Tawadros is an ARIA-winning, Egyptian-Australian oud player with a knack for spellbinding audiences with the ability to take an often overlooked instrument and create a wealth of different textured sounds.
The oud (a classical Middle Eastern instrument more lute than guitar) might not be your first choice for say, rockin’ the blues. But in the right hands, it’s capable of wielding bluesy sounds like nobody’s business.
And that, right there, is the magic of Tawadros’ work. He takes an instrument that most audiences expect to see and sound a certain way, and he uses it to explore a variety of genres and sounds.
This isn’t traditional Arabic music, though it’s certainly a large inspiration.Instead, Tawadros infuses traditional elements with Western genres as wide ranging as folk, classical, bluegrass, and metal.
Tawadros is currently touring Australia with solo, duet and group events around the country.
On 30 October at QPAC in Brisbane, the Joseph Tawadros Trio – a collaboration between Tawadros, percussionist brother James Tawadros and jazz pianist Matt McMahon – performed to a dazzled crowd as part of QPAC's ‘Twilight Notes’ series.
Joseph Tawadros Trio - image Darren Thomas
Though Tawadros joked that these are the ‘hits you’ve never heard of’, the truth is that the brothers and their collaborators have an ever-growing fan-base. If you’re expecting a serious night of sombre performance, this probably wouldn’t be your ideal concert.
As a duet, the brothers are an odd (should that be ‘oud’?) couple: Joseph flashy brashness, James quiet on and off the stage. While Joseph cracks the jokes, his brother seems more than happy to settle in and watch the chaos unfold.

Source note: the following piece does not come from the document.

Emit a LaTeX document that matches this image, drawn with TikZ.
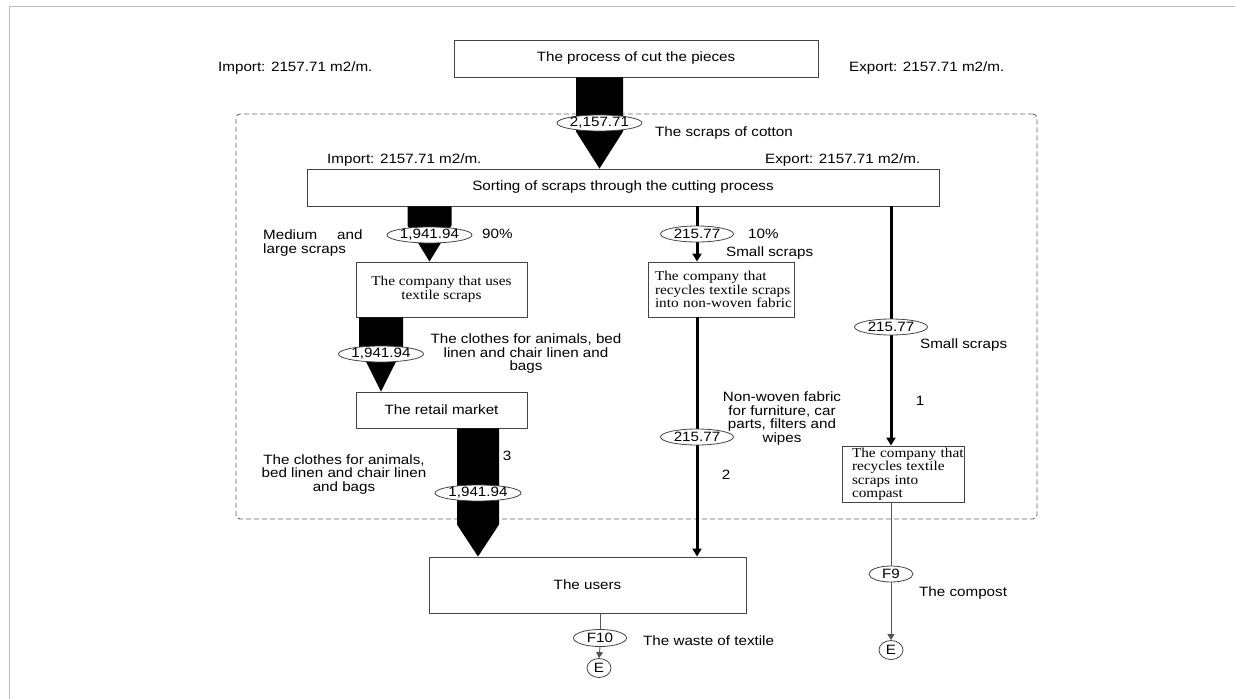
\documentclass[tikz,border=0pt]{standalone}
\usepackage{fontspec}
\setmainfont{Liberation Sans}[FakeStretch=1.125]
\newfontfamily\tnr{Liberation Serif}[FakeStretch=1.13]
\usetikzlibrary{shapes.geometric,arrows.meta,calc}
\definecolor{boxc}{HTML}{444444}
\definecolor{dashc}{HTML}{666666}
\definecolor{thinc}{HTML}{555555}
\definecolor{framec}{HTML}{BBBBBB}
\newcommand{\fatarr}[4]{\fill[black] ($(#1)+(-#3,0)$) -- ($(#1)+(#3,0)$) -- ($(#2)+(#3,-#4)$) -- (#2) -- ($(#2)+(-#3,-#4)$) -- cycle;}
\begin{document}
\begin{tikzpicture}[x=1pt,y=-1pt,
  every node/.style={font=\fontsize{13.5}{13.5}\selectfont, inner sep=0pt},
  box/.style={draw=boxc, line width=0.9pt, fill=white},
  serif/.style={font=\tnr\fontsize{13.5}{13.5}\selectfont},
  oval/.style={ellipse, draw=boxc, line width=0.8pt, fill=white, minimum height=16pt},
  lbl/.style={anchor=west},
  mlbl/.style={align=center},
  thinln/.style={draw=thinc, line width=0.9pt},
  medln/.style={line width=3pt},
  smalltip/.style={-{Triangle[length=8pt,width=9pt]}},
  thintip/.style={-{Triangle[length=6pt,width=7pt]}}
]
\useasboundingbox (0,0) rectangle (1235,699);
% outer frame
\draw[framec, line width=1.5pt] (9.5,699) -- (9.5,6.5) -- (1235,6.5);
% system boundary
\node[draw=dashc, dash pattern=on 5pt off 3pt, line width=0.9pt, rounded corners=4pt,
      minimum width=801pt, minimum height=405pt] (sys) at (636.5,316.5) {};

% boxes
\node[box, minimum width=364pt, minimum height=37pt] (b1) at (636,58.5) {The process of cut the pieces};
\node[box, minimum width=632pt, minimum height=37pt] (b2) at (623,187.5) {Sorting of scraps through the cutting process};
\node[box, serif, minimum width=171pt, minimum height=55pt, align=center] (b3) at (441.5,289.5) {The company that uses\\textile scraps};
\node[box, minimum width=171pt, minimum height=36pt] (rm) at (441.5,410) {The retail market};
\node[box, serif, minimum width=146pt, minimum height=55pt, text width=132pt, align=left] (nw) at (721,289.5) {\mbox{The company that}\\\mbox{recycles textile scraps}\\\mbox{into non-woven fabric}};
\node[box, serif, minimum width=122pt, minimum height=56pt, text width=102pt, align=left] (cp) at (903,474) {\mbox{The company that}\\\mbox{recycles textile}\\\mbox{scraps into}\\\mbox{compast}};
\node[box, minimum width=317pt, minimum height=56pt] (us) at (587.5,585) {The users};

% flow value positions
\coordinate (e1) at (599.5,123);
\coordinate (e2) at (429.5,235);
\coordinate (e3) at (381,354);
\coordinate (e4) at (478,493);
\coordinate (m1) at (697,234);
\coordinate (m2) at (697,437);
\coordinate (r1) at (891,327);
\coordinate (f9c) at (891,574);
\coordinate (f10c) at (600,638);
\coordinate (E9c) at (891,650);
\coordinate (E10c) at (599,668);

% thick arrows
\coordinate (s1) at (b1.south -| e1); \coordinate (t1) at (b2.north -| e1);
\coordinate (s2) at (b2.south -| e2); \coordinate (t2) at (b3.north -| e2);
\coordinate (s3) at (b3.south -| e3); \coordinate (t3) at (rm.north -| e3);
\coordinate (s4) at (rm.south -| e4); \coordinate (t4) at (us.north -| e4);
\fatarr{s1}{t1}{23.5}{37}
\fatarr{s2}{t2}{22}{36}
\fatarr{s3}{t3}{22}{44}
\fatarr{s4}{t4}{21}{32}

% medium arrows
\draw[medln, smalltip] (b2.south -| m1) -- (nw.north -| m1);
\draw[medln, smalltip] (nw.south -| m1) -- (us.north -| m1);
\draw[medln, smalltip] (b2.south -| r1) -- (cp.north -| r1);

% value ovals
\node[oval, minimum width=85pt] (v1) at (e1) {2,157.71};
\node[oval, minimum width=85pt] (v2) at (e2) {1,941.94};
\node[oval, minimum width=85pt] (v3) at (e3) {1,941.94};
\node[oval, minimum width=86pt] (v4) at (e4) {1,941.94};
\node[oval, minimum width=73pt] (v5) at (m1) {215.77};
\node[oval, minimum width=73pt] (v6) at (m2) {215.77};
\node[oval, minimum width=73pt] (v7) at (r1) {215.77};
\node[oval, minimum width=44pt] (f9) at (f9c) {F9};
\node[oval, minimum width=53pt, minimum height=17pt] (f10) at (f10c) {F10};
\node[oval, minimum width=24pt, minimum height=19pt] (E9) at (E9c) {E};
\node[oval, minimum width=24pt, minimum height=19pt] (E10) at (E10c) {E};

% thin outflows
\draw[thinln] (cp.south -| f9) -- (f9.north);
\draw[thinln, thintip] (f9.south) -- (E9.north);
\draw[thinln] (us.south -| f10) -- (f10.north);
\draw[thinln, thintip] (f10.south) -- (E10.north);

% labels
\node[lbl] (imp1) at (218,68) {Import: 2157.71 m2/m.};
\node[lbl] (exp1) at (849,68) {Export: 2157.71 m2/m.};
\node[lbl] (cot) at (655,133) {The scraps of cotton};
\node[lbl] (imp2) at (327,160) {Import: 2157.71 m2/m.};
\node[lbl] (exp2) at (765,160) {Export: 2157.71 m2/m.};
\node[lbl, align=left] (med) at (263,243) {Medium\hspace{20pt}and\\large scraps};
\node[lbl] (p90) at (482,234) {90\%};
\node[lbl] (p10) at (748,234) {10\%};
\node[lbl] (ss1) at (726,253) {Small scraps};
\node[mlbl] (cl1) at (526,354) {The clothes for animals, bed\\linen and chair linen and\\bags};
\node[lbl] (ss2) at (920,345) {Small scraps};
\node (n1) at (920,401) {1};
\node[mlbl] (nwf) at (782,418.5) {Non-woven fabric\\for furniture, car\\parts, filters and\\wipes};
\node (n2) at (726,475) {2};
\node (n3) at (507,456) {3};
\node[mlbl] (cl2) at (344,474.5) {The clothes for animals,\\bed linen and chair linen\\and bags};
\node[lbl] (wst) at (643,641) {The waste of textile};
\node[lbl] (cmp) at (919,593) {The compost};
\end{tikzpicture}
\end{document}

Tawadros’ humour might not be to everyone’s taste, but it’s undeniable comedy gold to watch James Tawadros stare the show’s star down, expression masterfully blank.
Adding McMahon to the mix only highlights the joy of that duality, providing another laconic sparring partner for Joseph’s comedic storytelling.
But it’s the music that captivates, especially in the otherwise stillness of the Concert Hall. It’s haunting, dancing between heartache and soul-lifting in the way only really good music can.
Each man brings to the stage a passion for their work that’s palpable, playing the sort of music that gives you goosebumps and steals your breath.
The Tawadros brothers have a gift for captivating performances and adding McMahon to the mix only adds another layer of beauty to the finely crafted pieces of music. As night-outs go, this was a doozy.